In our century that millenary debate took the form of research on the universals of language, now based on the comparative analysis of existing languages. Such a study has nothing to do with more or less fantastic historic reconstructions and does not subscribe to the utopian ideal of a perfect language (cf. Greenberg 1963; Steiner 1975: I, 3).

However, comparatively recent times have witnessed a renewal of the search for the origins of language (cf., for example, Fano 1962; Hewes 1975, 1979).

Even the search for the mother tongue has been revived in this century by Vitalij Ševorškin (1989), who has re-proposed the Nostratic hypothesis, originally advanced in Soviet scientific circles in the 1960s, and associated with the names of Vladislav Il’ič-Svitych and Aron Dolgoposkiji.

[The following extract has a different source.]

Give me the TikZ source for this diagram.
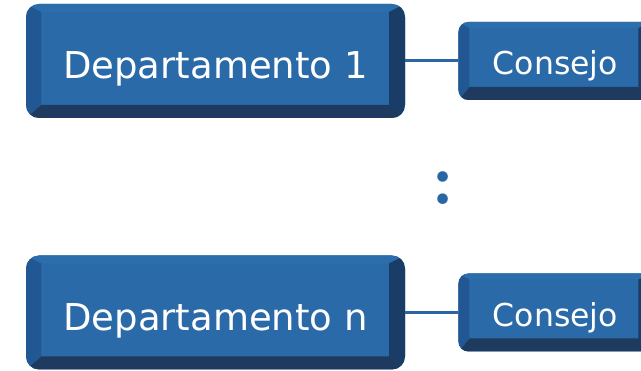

According to this hypothesis, there was a proto-Indo-European, one of the six branches of a larger linguistic family deriving from Nostratics–which in its turn derives from a proto-Nostratics, spoken approximately ten thousand years ago. The supporters of this theory have compiled a dictionary of several hundred terms of this language.

But the proto-Nostratics itself would derive from a more ancient mother tongue, spoken perhaps fifty thousand years ago in Africa, spreading from there throughout the entire globe (cf. Wright 1991).

According to the so-called “Eve’s hypothesis,” one can thus imagine a human couple, born in Africa, who later emigrated to the Near East, and whose descendants spread throughout Eurasia, and possibly America and Australia as well (Ivanov 1992:2). To reconstruct an original language for which we lack any written evidence, we must proceed like

“molecular biologists in their quest to understand the evolution of life. The biochemist identifies molecular elements that perform similar functions in widely divergent species, to infer the characteristics of the primordial cell from which they are presumed to have descended.

So does the linguist seek correspondences in grammar, syntax, vocabulary, and vocalization among known languages in order to reconstruct their immediate forebears and ultimately the original tongue. (Gamkrelidze and Ivanov 1990: 110).”

Cavalli-Sforza’s work on genetics (cf., for example, 1988, 1991) tends to show that linguistic affinities reflect genetic affinities. This supports the hypothesis of a single origin of all languages, reflecting the common evolutionary origin of all human groups.

Just as humanity evolved only once on the face of the earth, and later diffused across the whole planet, so language. Biological monogenesis and linguistic monogenesis thus go hand in hand and may be inferentially reconstructed on the basis of mutually comparable data.

In a different conceptual framework, the assumption that both the genetic and the immunological codes can, in some sense, be analyzed semiotically seems to constitute the new scientific attempt to find a language which could be defined as the primitive one par excellence (though not in historical but rather in biological terms).

This language would nest in the roots of evolution itself, of phylogenesis as of onto-genesis, stretching back to before the dawn of humanity (cf. Prodi 1977).”

Umberto Eco, The Search for the Perfect Language, translated by James Fentress, Blackwell. Oxford, 1995, pp. 115-6.